Tonikom : Sure, this album is very purposely titled, the reverse of what we’re normally used to hearing. I went from creating a lot of work, creating a lot of music, producing a tremendous amount, and then going to creating none at all. It was a really tough time for me. As much as I wanted to create music I just couldn’t. I came off of my 2009 tour; we did a little mini tour in Europe. We played all these shows, and it was a whirlwind tour and I got like three hours of sleep. It was really exciting and a lot of fun but I got home and I just kind of crashed.

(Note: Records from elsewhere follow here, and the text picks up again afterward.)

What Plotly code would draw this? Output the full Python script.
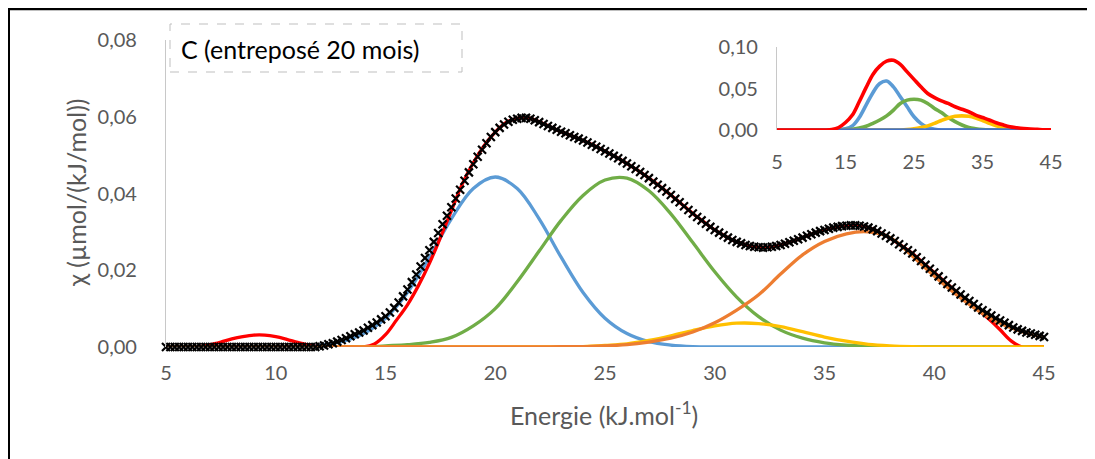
import numpy as np
import plotly.graph_objects as go

# The page body has an 8px margin, so the figure is drawn 8px in from the window edge.
OFF = 8
W, H = 1095 - OFF, 459 - OFF

# ---------------- data (main chart) ----------------
energy_data = np.round(np.arange(5, 45.0001, 0.2), 1)
chi_data = [
    0, 0, 0, 0, 0, 0, 0, 0, 0, 0,
    0, 0, 0, 0, 0, 0, 0, 0, 0, 0,
    0, 0, 0, 0, 0, 0, 0, 0, 0, 0,
    0, 0, 0, 0, 0,
    0.0002, 0.0004, 0.0007, 0.0010, 0.0014, 0.0018, 0.0023, 0.0028, 0.0033, 0.0038,
    0.0043, 0.0050, 0.0057, 0.0064, 0.0072, 0.0080, 0.0090, 0.0102, 0.0116, 0.0132,
    0.0150, 0.0169, 0.0189, 0.0210, 0.0232, 0.0252, 0.0274, 0.0297, 0.0320, 0.0342,
    0.0364, 0.0387, 0.0410, 0.0433, 0.0455, 0.0476, 0.0496, 0.0514, 0.0531, 0.0547,
    0.0560, 0.0571, 0.0580, 0.0587, 0.0592, 0.0595, 0.0597, 0.0597, 0.0595, 0.0591,
    0.0586, 0.0581, 0.0576, 0.0571, 0.0566, 0.0561, 0.0557, 0.0552, 0.0547, 0.0543,
    0.0538, 0.0533, 0.0527, 0.0522, 0.0516, 0.0510, 0.0504, 0.0498, 0.0492, 0.0485,
    0.0478, 0.0471, 0.0464, 0.0456, 0.0448, 0.0440, 0.0431, 0.0423, 0.0414, 0.0405,
    0.0396, 0.0386, 0.0377, 0.0367, 0.0357, 0.0348, 0.0339, 0.0330, 0.0321, 0.0313,
    0.0305, 0.0298, 0.0291, 0.0285, 0.0279, 0.0274, 0.0270, 0.0266, 0.0263, 0.0261,
    0.0260, 0.0259, 0.0260, 0.0261, 0.0263, 0.0266, 0.0269, 0.0273, 0.0277, 0.0281,
    0.0285, 0.0290, 0.0294, 0.0298, 0.0302, 0.0305, 0.0308, 0.0311, 0.0313, 0.0315,
    0.0316, 0.0317, 0.0317, 0.0316, 0.0314, 0.0311, 0.0307, 0.0302, 0.0296, 0.0290,
    0.0283, 0.0276, 0.0268, 0.0260, 0.0252, 0.0244, 0.0234, 0.0224, 0.0214, 0.0204,
    0.0194, 0.0184, 0.0174, 0.0164, 0.0155, 0.0146, 0.0137, 0.0128, 0.0120, 0.0112,
    0.0103, 0.0096, 0.0089, 0.0082, 0.0075, 0.0069, 0.0063, 0.0057, 0.0051, 0.0046,
    0.0042, 0.0038, 0.0035, 0.0032, 0.0029, 0.0026,
]

energy_fit = np.round(np.arange(5, 45.0001, 0.5), 1)
chi_fit = [
    0, 0, 0, 0.0001, 0.0006, 0.0013, 0.0021, 0.0027, 0.0031, 0.0031,
    0.0027, 0.0020, 0.0012, 0.0005, 0.0001, 0, 0, 0, 0, 0.0008,
    0.0032, 0.0070, 0.0110, 0.0160, 0.0218, 0.0285, 0.0355, 0.0425, 0.0480, 0.0525,
    0.0560, 0.0585, 0.0596, 0.0597, 0.0587, 0.0574, 0.0561, 0.0550, 0.0538, 0.0525,
    0.0510, 0.0495, 0.0478, 0.0460, 0.0440, 0.0419, 0.0396, 0.0372, 0.0348, 0.0326,
    0.0305, 0.0288, 0.0274, 0.0265, 0.0260, 0.0260, 0.0266, 0.0275, 0.0285, 0.0296,
    0.0305, 0.0312, 0.0316, 0.0317, 0.0311, 0.0299, 0.0283, 0.0264, 0.0244, 0.0219,
    0.0194, 0.0169, 0.0144, 0.0120, 0.0097, 0.0072, 0.0045, 0.0016, 0, 0,
    0,
]

energy_comp = list(range(5, 46))
chi_blue = [
    0, 0, 0, 0, 0, 0, 0.0001, 0.0005, 0.0014, 0.0035,
    0.0075, 0.0142, 0.0234, 0.0334, 0.0413, 0.0443, 0.0413, 0.0334, 0.0234, 0.0142,
    0.0075, 0.0035, 0.0014, 0.0005, 0.0001, 0, 0, 0, 0, 0,
    0, 0, 0, 0, 0, 0, 0, 0, 0, 0, 0,
]
chi_green = [
    0, 0, 0, 0, 0, 0, 0, 0, 0, 0,
    0.0003, 0.0006, 0.0012, 0.0025, 0.0055, 0.0100, 0.0170, 0.0250, 0.0330, 0.0395,
    0.0435, 0.0440, 0.0407, 0.0347, 0.0272, 0.0196, 0.0130, 0.0079, 0.0044, 0.0023,
    0.0011, 0.0005, 0.0002, 0.0001, 0, 0, 0, 0, 0, 0, 0,
]
chi_yellow = [
    0, 0, 0, 0, 0, 0, 0, 0, 0, 0,
    0, 0, 0, 0, 0, 0, 0, 0, 0, 0.0001,
    0.0004, 0.0008, 0.0017, 0.0029, 0.0043, 0.0055, 0.0062, 0.0061, 0.0053, 0.0040,
    0.0026, 0.0015, 0.0007, 0.0003, 0.0001, 0, 0, 0, 0, 0, 0,
]
chi_orange = [
    0, 0, 0, 0, 0, 0, 0, 0, 0, 0,
    0, 0, 0, 0, 0, 0, 0, 0, 0.0001, 0.0001,
    0.0003, 0.0006, 0.0013, 0.0023, 0.0039, 0.0063, 0.0096, 0.0136, 0.0190, 0.0240,
    0.0275, 0.0295, 0.0300, 0.0285, 0.0237, 0.0185, 0.0137, 0.0095, 0.0062, 0.0040,
    0.0025,
]

# ---------------- data (inset) ----------------
inset_red = [
    0, 0, 0, 0, 0, 0, 0, 0, 0.0005, 0.003,
    0.009, 0.018, 0.034, 0.051, 0.067, 0.077, 0.083, 0.084, 0.079, 0.070,
    0.061, 0.052, 0.044, 0.039, 0.035, 0.032, 0.028, 0.025, 0.022, 0.018,
    0.015, 0.012, 0.0088, 0.0062, 0.004, 0.0028, 0.0018, 0.0011, 0.0007, 0.0003,
    0.0001,
]
inset_blue = [
    0, 0, 0, 0, 0, 0, 0, 0, 0, 0.0005,
    0.0015, 0.005, 0.015, 0.030, 0.045, 0.056, 0.059, 0.052, 0.040, 0.028,
    0.016, 0.008, 0.003, 0.001, 0, 0, 0, 0, 0, 0,
    0, 0, 0, 0, 0, 0, 0, 0, 0, 0, 0,
]
inset_green = [
    0, 0, 0, 0, 0, 0, 0, 0, 0, 0,
    0.0005, 0.001, 0.0025, 0.0045, 0.008, 0.012, 0.017, 0.024, 0.032, 0.036,
    0.037, 0.036, 0.032, 0.026, 0.021, 0.015, 0.010, 0.006, 0.003, 0.0015,
    0.0005, 0, 0, 0, 0, 0, 0, 0, 0, 0, 0,
]
inset_yellow = [
    0, 0, 0, 0, 0, 0, 0, 0, 0, 0,
    0, 0, 0, 0, 0, 0, 0, 0, 0, 0.0005,
    0.0015, 0.003, 0.005, 0.008, 0.0115, 0.0145, 0.0165, 0.017, 0.0165, 0.0145,
    0.0115, 0.008, 0.005, 0.003, 0.0015, 0.0005, 0, 0, 0, 0, 0,
]
inset_base = [0] * 41

x_ticks_main = [5, 10, 15, 20, 25, 30, 35, 40, 45]
y_ticks_main = [0, 0.02, 0.04, 0.06, 0.08]
x_ticks_inset = [5, 15, 25, 35, 45]
y_ticks_inset = [0, 0.05, 0.10]

BLUE, GREEN, ORANGE, YELLOW, RED, DBLUE = "#5B9BD5", "#70AD47", "#ED7D31", "#FFC000", "#FF0000", "#4472C4"
FONT = "Lato"
TICKC = "#595959"
TICK_SIZE = 20
TITLE_SIZE = 25

fig = go.Figure()


def line(x, y, color, xa="x", ya="y", w=3.3):
    fig.add_trace(go.Scatter(x=x, y=y, mode="lines",
                             line=dict(color=color, width=w, shape="spline", smoothing=1.0),
                             xaxis=xa, yaxis=ya, cliponaxis=False, showlegend=False, hoverinfo="skip"))


# main chart
line(energy_comp, chi_blue, BLUE)
line(energy_comp, chi_green, GREEN)
line(energy_fit, chi_fit, RED)
line(energy_comp, chi_yellow, YELLOW)
line(energy_comp, chi_orange, ORANGE)
fig.add_trace(go.Scatter(x=energy_data, y=chi_data, mode="markers",
                         marker=dict(symbol="x-thin", size=8, color="black",
                                     line=dict(color="black", width=2.2)),
                         cliponaxis=False, showlegend=False, hoverinfo="skip"))

# inset
line(energy_comp, inset_blue, BLUE, "x2", "y2", 3.6)
line(energy_comp, inset_green, GREEN, "x2", "y2", 3.6)
line(energy_comp, inset_yellow, YELLOW, "x2", "y2", 3.6)
line(energy_comp, inset_base, DBLUE, "x2", "y2", 3.6)
line(energy_comp, inset_red, RED, "x2", "y2", 3.6)


def px_x(p):
    return (p - OFF) / W


def px_y(p):
    return 1 - (p - OFF) / H


fig.update_layout(
    width=W, height=H,
    margin=dict(l=0, r=0, t=0, b=0),
    paper_bgcolor="white", plot_bgcolor="rgba(0,0,0,0)",
    separators=", ",
    font=dict(family=FONT, color=TICKC, size=TICK_SIZE),
    xaxis=dict(domain=[px_x(166), px_x(1044)], range=[5, 45], tickvals=x_ticks_main,
               showgrid=False, zeroline=False, showline=False, ticks="",
               ticklabelstandoff=12, tickfont=dict(size=TICK_SIZE, color=TICKC), automargin=False),
    yaxis=dict(domain=[px_y(347), px_y(40)], range=[0, 0.08], tickvals=y_ticks_main, tickformat=".2f",
               showgrid=False, zeroline=False, showline=True, linecolor="#C8C8C8", linewidth=1.2,
               ticks="", ticklabelstandoff=24, tickfont=dict(size=TICK_SIZE, color=TICKC), automargin=False),
    xaxis2=dict(domain=[px_x(777), px_x(1051)], range=[5, 45], tickvals=x_ticks_inset, anchor="y2",
                showgrid=False, zeroline=False, showline=False, ticks="",
                ticklabelstandoff=18, tickfont=dict(size=TICK_SIZE, color=TICKC), automargin=False),
    yaxis2=dict(domain=[px_y(130), px_y(47)], range=[0, 0.10], tickvals=y_ticks_inset, tickformat=".2f",
                anchor="x2", showgrid=False, zeroline=False, showline=True, linecolor="#C8C8C8", linewidth=1.2,
                ticks="", ticklabelstandoff=14, tickfont=dict(size=TICK_SIZE, color=TICKC), automargin=False),
    shapes=[
        dict(type="rect", xref="paper", yref="paper", x0=px_x(170), x1=px_x(462), y0=px_y(72), y1=px_y(24),
             line=dict(color="#BFBFBF", width=1, dash="dash"), fillcolor="white", layer="below"),
        dict(type="line", xref="paper", yref="paper", x0=0.5 / W, x1=0.5 / W, y0=1, y1=0,
             line=dict(color="black", width=3)),
        dict(type="line", xref="paper", yref="paper", x0=0, x1=1, y0=1 - 1 / H, y1=1 - 1 / H,
             line=dict(color="black", width=2.5)),
    ],
    annotations=[
        dict(text="C (entreposé 20 mois)", xref="paper", yref="paper", x=px_x(179), y=px_y(49),
             xanchor="left", yanchor="middle", showarrow=False,
             font=dict(size=TITLE_SIZE, color="#000000", family=FONT)),
        dict(text="Energie (kJ.mol<sup>-1</sup>)", xref="paper", yref="paper", x=px_x(604), y=px_y(413),
             xanchor="center", yanchor="middle", showarrow=False,
             font=dict(size=TITLE_SIZE, color=TICKC, family=FONT)),
        dict(text="χ (µmol/(kJ/mol))", xref="paper", yref="paper", x=px_x(76), y=px_y(193), textangle=-90,
             xanchor="center", yanchor="middle", showarrow=False,
             font=dict(size=TITLE_SIZE, color=TICKC, family=FONT)),
    ],
)

fig.write_html("out.html")
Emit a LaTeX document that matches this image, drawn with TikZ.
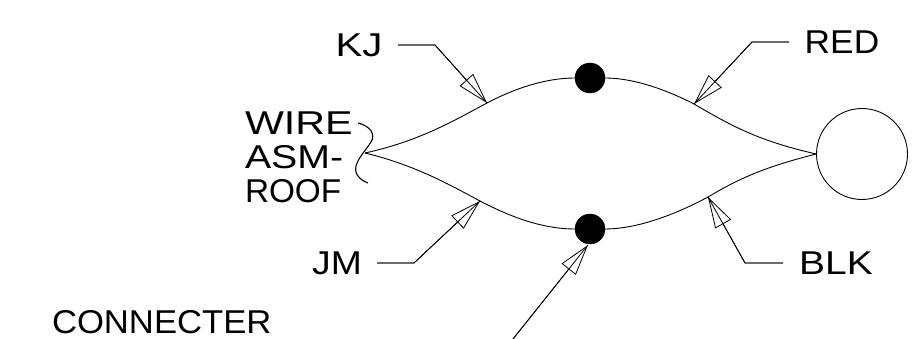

Like creative block kind of thing?
T : Yeah! I just got into this kind of terrible gray nothingness that was in my brain whenever I tried to sit down and start to work in the studio or kind of play around on the laptop. It was just brutal. I just had the most difficult time with it and I started to realize that I really couldn’t force myself to do it. There was no real deadline I could enforce or try to sell myself, okay in three months I’m going to make one track, or I’m going to do a little bit of sound design and that’s it! None of that worked. I finally realized that I really just had to let go, and walk away and be okay with that, be okay with having total lack of control over whatever creative outlets I have in my life. I just had to be like, “okay, I can’t do anything right now, and I have to be okay with that, and if it comes back it comes back and whenever it does come back it’s just going to be due to circumstances beyond my control.”
And we’re all very happy it did come back!
T : As am I. I find music very cathartic and it’s a very therapeutic thing for me. It does not matter if I’m working on a really upbeat track or a really low-key track, sometimes it kind of lulls me into almost sleep, which is something I really don’t get a lot of. [laughs] So, anything that gets me into that really calm state is very satisfying.